What are we to make of the UK police pursuing "non-hate crime incidents"? An example was the police arriving at a man's place of work and recording that he had tweeted a limerick that satirised the trans agenda; strictly not a hate offence yet, but maybe tomorrow, as misogyny is set to become an act of terrorism: https://www.theguardian.com/commentisfree/article/2024/aug/29/can-the-uk-fight-extreme-misogyny-as-if-it-were-terrorism-i-have-my-doubts. That is not on, for trans and the gender agenda is big with the British police, almost as much as Islamisation and allowing the rapes of British children, something they have excelled at in the past: https://www.forbes.com/sites/rogerscruton/2014/08/30/why-did-british-police-ignore-pakistani-gangs-raping-rotherham-children-political-correctness/.
The recording of names of those who are essentially expressing dissent from the multicultural fascist state of the UK, is of course part of the path that modern Britain is taking becoming a despotic dystopia.
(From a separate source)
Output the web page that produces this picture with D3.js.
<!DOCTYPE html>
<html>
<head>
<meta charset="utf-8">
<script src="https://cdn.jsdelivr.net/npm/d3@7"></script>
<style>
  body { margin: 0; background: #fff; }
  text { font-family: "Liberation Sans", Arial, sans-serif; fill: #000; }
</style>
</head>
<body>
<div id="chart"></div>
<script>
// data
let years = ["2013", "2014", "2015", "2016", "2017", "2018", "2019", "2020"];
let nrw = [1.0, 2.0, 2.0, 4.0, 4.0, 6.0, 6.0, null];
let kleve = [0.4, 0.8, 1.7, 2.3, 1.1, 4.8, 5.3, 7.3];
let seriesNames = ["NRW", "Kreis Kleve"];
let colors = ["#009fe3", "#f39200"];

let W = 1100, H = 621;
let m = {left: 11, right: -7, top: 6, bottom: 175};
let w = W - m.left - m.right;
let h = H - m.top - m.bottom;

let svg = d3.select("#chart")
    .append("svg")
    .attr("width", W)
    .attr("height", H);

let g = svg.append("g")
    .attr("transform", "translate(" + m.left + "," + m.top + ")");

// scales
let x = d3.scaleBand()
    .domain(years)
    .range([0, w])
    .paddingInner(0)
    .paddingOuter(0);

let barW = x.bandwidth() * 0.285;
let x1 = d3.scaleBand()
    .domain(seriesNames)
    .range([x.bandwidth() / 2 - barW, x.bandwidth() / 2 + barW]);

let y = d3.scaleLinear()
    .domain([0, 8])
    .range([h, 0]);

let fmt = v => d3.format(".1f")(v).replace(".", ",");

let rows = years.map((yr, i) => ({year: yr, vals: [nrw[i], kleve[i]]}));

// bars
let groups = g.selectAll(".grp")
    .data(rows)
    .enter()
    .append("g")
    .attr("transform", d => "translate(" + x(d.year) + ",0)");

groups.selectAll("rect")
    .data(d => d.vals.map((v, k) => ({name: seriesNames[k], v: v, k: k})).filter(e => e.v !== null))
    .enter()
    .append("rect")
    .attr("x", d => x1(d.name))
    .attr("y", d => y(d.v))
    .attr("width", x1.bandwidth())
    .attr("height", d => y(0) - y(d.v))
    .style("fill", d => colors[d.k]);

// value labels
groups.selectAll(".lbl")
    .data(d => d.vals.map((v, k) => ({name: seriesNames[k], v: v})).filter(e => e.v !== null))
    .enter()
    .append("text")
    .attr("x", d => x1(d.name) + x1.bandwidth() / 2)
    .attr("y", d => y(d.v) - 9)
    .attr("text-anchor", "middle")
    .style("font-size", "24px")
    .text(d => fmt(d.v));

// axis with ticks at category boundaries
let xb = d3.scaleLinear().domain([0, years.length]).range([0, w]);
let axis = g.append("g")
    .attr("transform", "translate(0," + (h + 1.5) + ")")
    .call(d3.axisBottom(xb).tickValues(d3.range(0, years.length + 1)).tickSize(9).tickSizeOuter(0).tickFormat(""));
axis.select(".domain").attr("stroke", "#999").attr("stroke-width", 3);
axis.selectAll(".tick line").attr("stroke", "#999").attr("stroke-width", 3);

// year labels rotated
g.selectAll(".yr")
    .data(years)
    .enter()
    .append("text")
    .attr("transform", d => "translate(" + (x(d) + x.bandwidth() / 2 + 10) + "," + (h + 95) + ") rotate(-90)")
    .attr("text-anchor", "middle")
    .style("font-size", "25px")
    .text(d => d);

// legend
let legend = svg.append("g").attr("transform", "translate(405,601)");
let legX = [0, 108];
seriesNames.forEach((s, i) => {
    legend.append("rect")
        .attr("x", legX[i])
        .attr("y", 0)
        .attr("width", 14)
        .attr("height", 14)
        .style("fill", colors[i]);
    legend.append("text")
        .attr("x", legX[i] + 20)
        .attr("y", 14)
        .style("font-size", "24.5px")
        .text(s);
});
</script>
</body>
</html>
But I think the state will collapse soon enough on the present road, as social capital is undermined; these sorts of states are unstable and the present social experiment seems to be highly volatile.
https://www.spiked-online.com/2024/08/28/the-dreadful-return-of-the-non-crime-hate-incident/
'In this country we have never had a Cheka, a Gestapo or a Stasi. We have never lived in an Orwellian society.'
These were the words of the UK High Court judge, Mr Justice Julian Knowles. In 2020, he condemned Humberside Police for turning up at a man's place of work and previously recording a 'non-crime hate incident' (NCHI) against his name. The 'non-crime' that brought the police to an innocent man's door? He had tweeted a limerick poking fun at the trans issue.
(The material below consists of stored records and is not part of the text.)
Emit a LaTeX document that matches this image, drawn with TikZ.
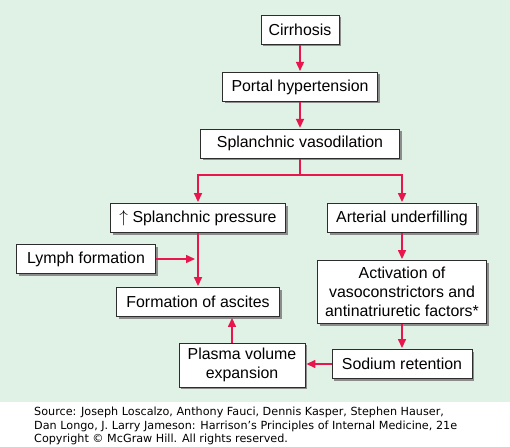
\documentclass[tikz,border=0pt]{standalone}
\usepackage{fontspec}
\setmainfont{Liberation Sans}
\newfontfamily\srcfont{DejaVu Sans}
\usepackage{tikz}
\usetikzlibrary{positioning,arrows.meta,shadows,calc}

\definecolor{panelgreen}{RGB}{224,241,230}
\definecolor{arrowred}{RGB}{232,22,76}
\definecolor{boxline}{RGB}{45,45,45}

\tikzset{
  box/.style={draw=boxline,line width=0.9pt,fill=white,inner xsep=6pt,inner ysep=3pt,
    minimum height=29pt,align=center,
    drop shadow={shadow xshift=2pt,shadow yshift=-2pt,fill=black!45,opacity=1}},
  link/.style={arrowred,line width=1.5pt,-{Triangle[length=9pt,width=8pt]},shorten >=1pt}
}

\begin{document}
\begin{tikzpicture}[x=1pt,y=-1pt,every node/.style={font=\fontsize{15.9}{19}\selectfont}]
        \useasboundingbox (0,0) rectangle (510,446);
        \fill[panelgreen] (0,0) rectangle (510,402);
        % main chain
        \node[box,minimum width=78pt] (cirr) at (300,30) {Cirrhosis};
        \node[box,minimum width=155pt,below=27pt of cirr] (portal) {Portal hypertension};
        \node[box,minimum width=199pt,below=27pt of portal] (vaso) {Splanchnic vasodilation};
        % left branch
        \node[box,minimum width=175pt] (press) at (198,218) {$\uparrow$ Splanchnic pressure};
        \node[box,minimum width=139pt] (lymph) at (86,259) {Lymph formation};
        \node[box,minimum width=163pt] (ascites) at (198,302) {Formation of ascites};
        \node[box,minimum width=126pt,minimum height=44pt] (plasma) at (242,365) {Plasma volume\\expansion};
        % right branch
        \node[box,minimum width=149pt] (under) at (402,218) {Arterial underfilling};
        \node[box,minimum width=169pt,minimum height=63pt] (activ) at (402,292) {Activation of\\vasoconstrictors and\\antinatriuretic factors*};
        \node[box,minimum width=140pt] (sodium) at (402,364) {Sodium retention};
        \coordinate (split) at (300,175);
        \draw[link] (cirr) -- (portal);
        \draw[link] (portal) -- (vaso);
        \draw[arrowred,line width=1.5pt] (vaso) -- (split);
        \draw[link] (split) -| (press.north);
        \draw[link] (split) -| (under.north);
        \draw[link] (press) -- (ascites);
        \draw[link,shorten >=3pt] (lymph.east) -- (lymph.east -| press.south);
        \draw[link] (under) -- (activ);
        \draw[link] (activ) -- (sodium);
        \draw[link] (sodium.west) -- (sodium.west -| plasma.east);
        \coordinate (up) at ($(plasma.north)+(-10,0)$);
        \draw[link] (up) -- (up |- ascites.south);
        % source line
        \node[anchor=north west,inner sep=0pt,align=left,font=\srcfont\fontsize{11.2}{13.5}\selectfont] (src) at (34,407)
          {Source: Joseph Loscalzo, Anthony Fauci, Dennis Kasper, Stephen Hauser,\\
           Dan Longo, J. Larry Jameson: Harrison’s Principles of Internal Medicine, 21e\\
           Copyright © McGraw Hill. All rights reserved.};
      \end{tikzpicture}
\end{document}
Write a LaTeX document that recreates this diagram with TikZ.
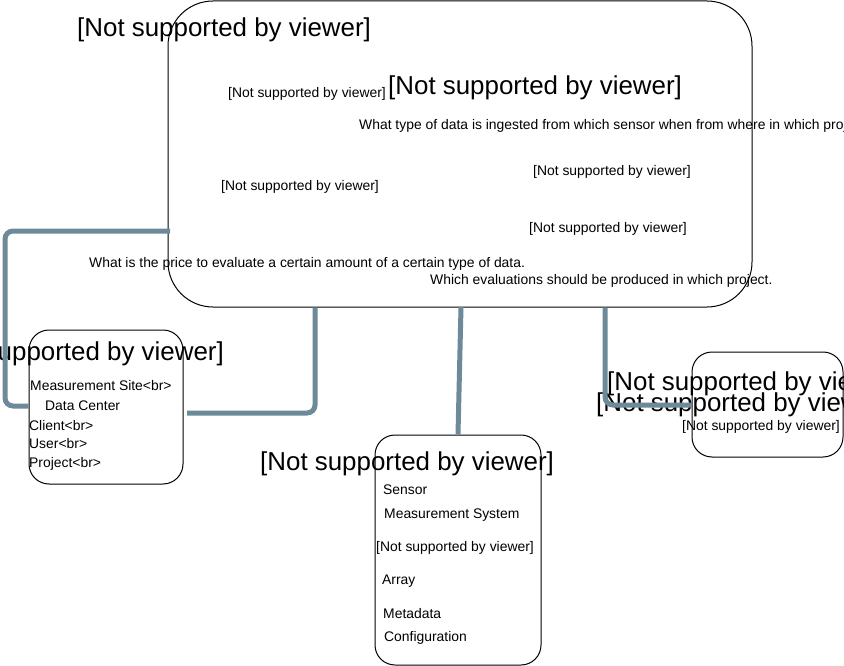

Worryingly, the High Court's stark warning against the Orwellianism of the old NCHI regime seems to have been lost on new home secretary Yvette Cooper. The Telegraph reports today that she is planning to drop the Tories' guidance and significantly expand police powers to monitor and make records of supposedly hateful speech. Apparently, this is part of a new 'zero tolerance' approach to anti-Semitism and Islamophobia.
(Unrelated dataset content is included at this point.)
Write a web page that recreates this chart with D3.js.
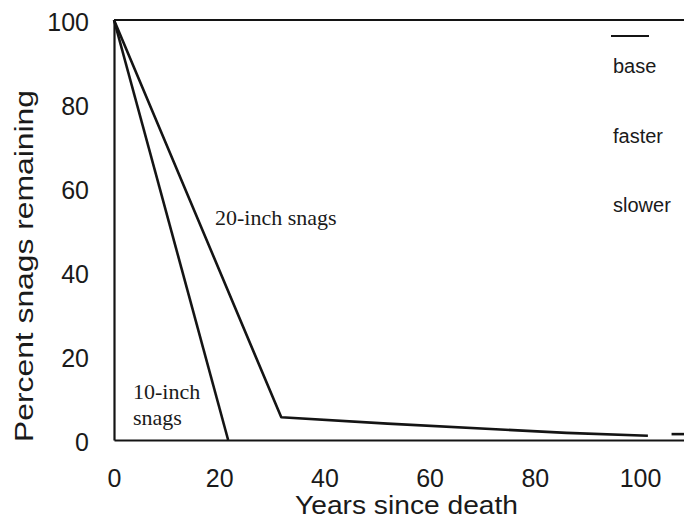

It is hard to understate just how sinister this plan is – and what a huge threat it poses to free speech. Under the old rules, soon to be revived, NCHIs could be recorded by police whenever someone was accused of showing 'hostility towards religion, race or transgender identity'. The police did not need any evidence of such hostility before recording an NCHI against your name. What mattered was that someone, somewhere, had perceived another person's legal speech or non-criminal behaviour as being motivated by hate.
Worse still, if you were accused of this non-crime, then you might have got a phone call or a knock on the door from the police. Or you may not have even been informed at all. As the perception of hate was all that mattered, you would not have been able to defend yourself against an accusation in any case. While no one has ever served time for committing a non-crime, NCHIs can appear on enhanced DBS checks. This is police-enforced cancel culture.
Before the use of NCHIs was curtailed, hundreds of thousands had been recorded against Britons for all kinds of trivial incidents. Infamous examples included a man whistling the Bob the Builder theme song at his neighbour, a dog pooing on someone's lawn, an Asian man calling his friend a 'terrorist', and an elderly woman beeping her horn at a slow driver. Not even children were safe from the speechpolice. Over 2,000 NCHIs were recorded against under-17s.
Just how authoritarian must our new home secretary be to see no problem with any of this? The return of the non-crime hate incident is yet another clear sign that free speech is in serious jeopardy under this Labour government."